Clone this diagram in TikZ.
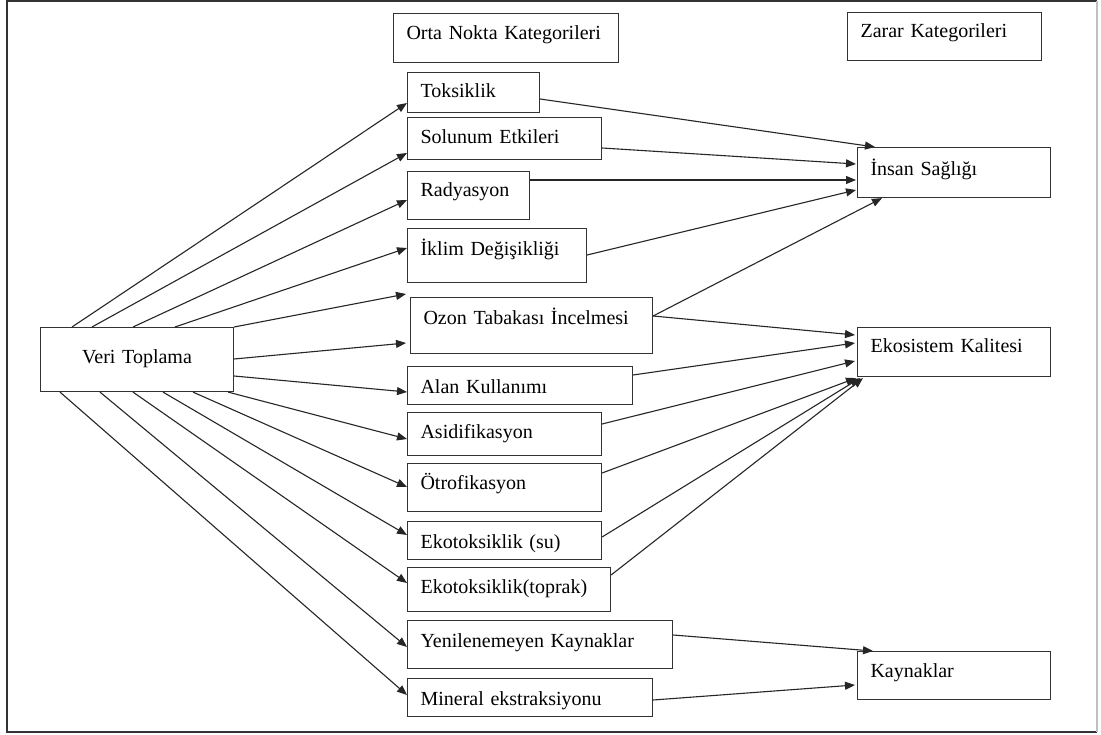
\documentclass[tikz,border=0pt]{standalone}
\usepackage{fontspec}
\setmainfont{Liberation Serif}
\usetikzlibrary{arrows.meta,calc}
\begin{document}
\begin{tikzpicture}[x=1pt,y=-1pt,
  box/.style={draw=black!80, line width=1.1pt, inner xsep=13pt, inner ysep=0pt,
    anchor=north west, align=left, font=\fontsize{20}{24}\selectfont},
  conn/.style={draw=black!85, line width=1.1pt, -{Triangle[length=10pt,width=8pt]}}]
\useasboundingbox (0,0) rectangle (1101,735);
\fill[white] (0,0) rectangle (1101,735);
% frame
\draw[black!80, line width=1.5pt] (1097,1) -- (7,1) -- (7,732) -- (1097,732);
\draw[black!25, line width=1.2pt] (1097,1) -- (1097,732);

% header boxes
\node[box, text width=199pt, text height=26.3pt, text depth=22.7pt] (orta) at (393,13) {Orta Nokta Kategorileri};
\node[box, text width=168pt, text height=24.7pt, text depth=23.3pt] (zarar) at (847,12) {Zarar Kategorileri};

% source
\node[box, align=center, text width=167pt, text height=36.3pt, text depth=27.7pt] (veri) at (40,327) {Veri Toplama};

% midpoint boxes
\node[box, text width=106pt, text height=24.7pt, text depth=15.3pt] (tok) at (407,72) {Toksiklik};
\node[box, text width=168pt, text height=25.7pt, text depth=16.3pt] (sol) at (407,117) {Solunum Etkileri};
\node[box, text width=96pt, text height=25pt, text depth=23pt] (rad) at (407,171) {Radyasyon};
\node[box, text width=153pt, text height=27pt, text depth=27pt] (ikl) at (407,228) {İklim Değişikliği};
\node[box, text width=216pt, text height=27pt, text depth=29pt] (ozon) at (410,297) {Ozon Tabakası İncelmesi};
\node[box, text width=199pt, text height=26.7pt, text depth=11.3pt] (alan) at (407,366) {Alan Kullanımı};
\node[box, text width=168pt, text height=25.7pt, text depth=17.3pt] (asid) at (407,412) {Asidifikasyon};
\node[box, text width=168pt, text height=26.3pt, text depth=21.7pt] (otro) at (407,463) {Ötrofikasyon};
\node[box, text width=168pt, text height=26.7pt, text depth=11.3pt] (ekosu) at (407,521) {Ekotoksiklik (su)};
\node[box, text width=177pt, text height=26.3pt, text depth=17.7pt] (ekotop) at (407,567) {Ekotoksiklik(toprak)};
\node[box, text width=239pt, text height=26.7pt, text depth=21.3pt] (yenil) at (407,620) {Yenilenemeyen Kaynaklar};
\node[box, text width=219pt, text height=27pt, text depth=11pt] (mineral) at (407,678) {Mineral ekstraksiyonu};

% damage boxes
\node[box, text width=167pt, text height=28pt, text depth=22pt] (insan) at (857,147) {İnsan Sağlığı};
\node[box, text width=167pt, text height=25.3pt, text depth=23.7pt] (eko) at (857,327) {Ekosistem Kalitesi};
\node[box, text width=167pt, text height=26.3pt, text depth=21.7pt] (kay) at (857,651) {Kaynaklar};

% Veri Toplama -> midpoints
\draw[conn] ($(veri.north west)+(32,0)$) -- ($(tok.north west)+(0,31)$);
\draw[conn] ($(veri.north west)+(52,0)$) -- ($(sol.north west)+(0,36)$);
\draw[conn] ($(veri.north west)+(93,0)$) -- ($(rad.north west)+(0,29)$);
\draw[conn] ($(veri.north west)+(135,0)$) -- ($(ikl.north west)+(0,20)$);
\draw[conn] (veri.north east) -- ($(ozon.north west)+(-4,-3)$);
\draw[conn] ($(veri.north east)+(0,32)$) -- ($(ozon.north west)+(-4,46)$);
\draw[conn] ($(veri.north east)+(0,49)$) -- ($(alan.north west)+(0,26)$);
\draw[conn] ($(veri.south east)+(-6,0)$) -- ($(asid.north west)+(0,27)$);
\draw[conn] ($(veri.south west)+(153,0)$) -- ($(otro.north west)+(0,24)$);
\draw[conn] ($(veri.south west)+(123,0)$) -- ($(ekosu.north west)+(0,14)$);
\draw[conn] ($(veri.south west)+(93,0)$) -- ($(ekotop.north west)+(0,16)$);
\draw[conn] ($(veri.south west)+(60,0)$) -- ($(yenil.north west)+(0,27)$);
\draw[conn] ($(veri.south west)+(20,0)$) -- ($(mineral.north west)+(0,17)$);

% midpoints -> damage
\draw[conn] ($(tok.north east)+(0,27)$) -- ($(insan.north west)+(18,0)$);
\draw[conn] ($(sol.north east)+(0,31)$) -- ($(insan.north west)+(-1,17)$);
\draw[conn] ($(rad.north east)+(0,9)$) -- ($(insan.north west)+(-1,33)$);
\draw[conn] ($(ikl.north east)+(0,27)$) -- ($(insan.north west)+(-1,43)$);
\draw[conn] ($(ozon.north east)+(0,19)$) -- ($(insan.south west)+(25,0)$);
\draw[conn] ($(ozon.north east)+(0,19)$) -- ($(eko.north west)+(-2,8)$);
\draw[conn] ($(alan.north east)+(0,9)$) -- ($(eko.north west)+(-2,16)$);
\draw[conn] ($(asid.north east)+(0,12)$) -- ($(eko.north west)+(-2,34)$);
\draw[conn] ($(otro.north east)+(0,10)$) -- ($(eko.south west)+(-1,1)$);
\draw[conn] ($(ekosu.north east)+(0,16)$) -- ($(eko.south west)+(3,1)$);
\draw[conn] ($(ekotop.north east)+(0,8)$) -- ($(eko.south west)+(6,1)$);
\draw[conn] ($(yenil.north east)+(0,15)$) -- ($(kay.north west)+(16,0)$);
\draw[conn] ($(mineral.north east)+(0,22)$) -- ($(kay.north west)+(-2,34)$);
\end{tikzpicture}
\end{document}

### WHAT YOU HAVE TO DO
Return each line of the data, keeping its wording exact and omitting pictures.

### COMPLETE ANSWER
Clone this diagram in TikZ.
\documentclass[tikz,border=0pt]{standalone}
\usepackage{fontspec}
\setmainfont{Liberation Serif}
\usetikzlibrary{arrows.meta,calc}
\begin{document}
\begin{tikzpicture}[x=1pt,y=-1pt,
  box/.style={draw=black!80, line width=1.1pt, inner xsep=13pt, inner ysep=0pt,
    anchor=north west, align=left, font=\fontsize{20}{24}\selectfont},
  conn/.style={draw=black!85, line width=1.1pt, -{Triangle[length=10pt,width=8pt]}}]
\useasboundingbox (0,0) rectangle (1101,735);
\fill[white] (0,0) rectangle (1101,735);
% frame
\draw[black!80, line width=1.5pt] (1097,1) -- (7,1) -- (7,732) -- (1097,732);
\draw[black!25, line width=1.2pt] (1097,1) -- (1097,732);

% header boxes
\node[box, text width=199pt, text height=26.3pt, text depth=22.7pt] (orta) at (393,13) {Orta Nokta Kategorileri};
\node[box, text width=168pt, text height=24.7pt, text depth=23.3pt] (zarar) at (847,12) {Zarar Kategorileri};

% source
\node[box, align=center, text width=167pt, text height=36.3pt, text depth=27.7pt] (veri) at (40,327) {Veri Toplama};

% midpoint boxes
\node[box, text width=106pt, text height=24.7pt, text depth=15.3pt] (tok) at (407,72) {Toksiklik};
\node[box, text width=168pt, text height=25.7pt, text depth=16.3pt] (sol) at (407,117) {Solunum Etkileri};
\node[box, text width=96pt, text height=25pt, text depth=23pt] (rad) at (407,171) {Radyasyon};
\node[box, text width=153pt, text height=27pt, text depth=27pt] (ikl) at (407,228) {İklim Değişikliği};
\node[box, text width=216pt, text height=27pt, text depth=29pt] (ozon) at (410,297) {Ozon Tabakası İncelmesi};
\node[box, text width=199pt, text height=26.7pt, text depth=11.3pt] (alan) at (407,366) {Alan Kullanımı};
\node[box, text width=168pt, text height=25.7pt, text depth=17.3pt] (asid) at (407,412) {Asidifikasyon};
\node[box, text width=168pt, text height=26.3pt, text depth=21.7pt] (otro) at (407,463) {Ötrofikasyon};
\node[box, text width=168pt, text height=26.7pt, text depth=11.3pt] (ekosu) at (407,521) {Ekotoksiklik (su)};
\node[box, text width=177pt, text height=26.3pt, text depth=17.7pt] (ekotop) at (407,567) {Ekotoksiklik(toprak)};
\node[box, text width=239pt, text height=26.7pt, text depth=21.3pt] (yenil) at (407,620) {Yenilenemeyen Kaynaklar};
\node[box, text width=219pt, text height=27pt, text depth=11pt] (mineral) at (407,678) {Mineral ekstraksiyonu};

% damage boxes
\node[box, text width=167pt, text height=28pt, text depth=22pt] (insan) at (857,147) {İnsan Sağlığı};
\node[box, text width=167pt, text height=25.3pt, text depth=23.7pt] (eko) at (857,327) {Ekosistem Kalitesi};
\node[box, text width=167pt, text height=26.3pt, text depth=21.7pt] (kay) at (857,651) {Kaynaklar};

% Veri Toplama -> midpoints
\draw[conn] ($(veri.north west)+(32,0)$) -- ($(tok.north west)+(0,31)$);
\draw[conn] ($(veri.north west)+(52,0)$) -- ($(sol.north west)+(0,36)$);
\draw[conn] ($(veri.north west)+(93,0)$) -- ($(rad.north west)+(0,29)$);
\draw[conn] ($(veri.north west)+(135,0)$) -- ($(ikl.north west)+(0,20)$);
\draw[conn] (veri.north east) -- ($(ozon.north west)+(-4,-3)$);
\draw[conn] ($(veri.north east)+(0,32)$) -- ($(ozon.north west)+(-4,46)$);
\draw[conn] ($(veri.north east)+(0,49)$) -- ($(alan.north west)+(0,26)$);
\draw[conn] ($(veri.south east)+(-6,0)$) -- ($(asid.north west)+(0,27)$);
\draw[conn] ($(veri.south west)+(153,0)$) -- ($(otro.north west)+(0,24)$);
\draw[conn] ($(veri.south west)+(123,0)$) -- ($(ekosu.north west)+(0,14)$);
\draw[conn] ($(veri.south west)+(93,0)$) -- ($(ekotop.north west)+(0,16)$);
\draw[conn] ($(veri.south west)+(60,0)$) -- ($(yenil.north west)+(0,27)$);
\draw[conn] ($(veri.south west)+(20,0)$) -- ($(mineral.north west)+(0,17)$);

% midpoints -> damage
\draw[conn] ($(tok.north east)+(0,27)$) -- ($(insan.north west)+(18,0)$);
\draw[conn] ($(sol.north east)+(0,31)$) -- ($(insan.north west)+(-1,17)$);
\draw[conn] ($(rad.north east)+(0,9)$) -- ($(insan.north west)+(-1,33)$);
\draw[conn] ($(ikl.north east)+(0,27)$) -- ($(insan.north west)+(-1,43)$);
\draw[conn] ($(ozon.north east)+(0,19)$) -- ($(insan.south west)+(25,0)$);
\draw[conn] ($(ozon.north east)+(0,19)$) -- ($(eko.north west)+(-2,8)$);
\draw[conn] ($(alan.north east)+(0,9)$) -- ($(eko.north west)+(-2,16)$);
\draw[conn] ($(asid.north east)+(0,12)$) -- ($(eko.north west)+(-2,34)$);
\draw[conn] ($(otro.north east)+(0,10)$) -- ($(eko.south west)+(-1,1)$);
\draw[conn] ($(ekosu.north east)+(0,16)$) -- ($(eko.south west)+(3,1)$);
\draw[conn] ($(ekotop.north east)+(0,8)$) -- ($(eko.south west)+(6,1)$);
\draw[conn] ($(yenil.north east)+(0,15)$) -- ($(kay.north west)+(16,0)$);
\draw[conn] ($(mineral.north east)+(0,22)$) -- ($(kay.north west)+(-2,34)$);
\end{tikzpicture}
\end{document}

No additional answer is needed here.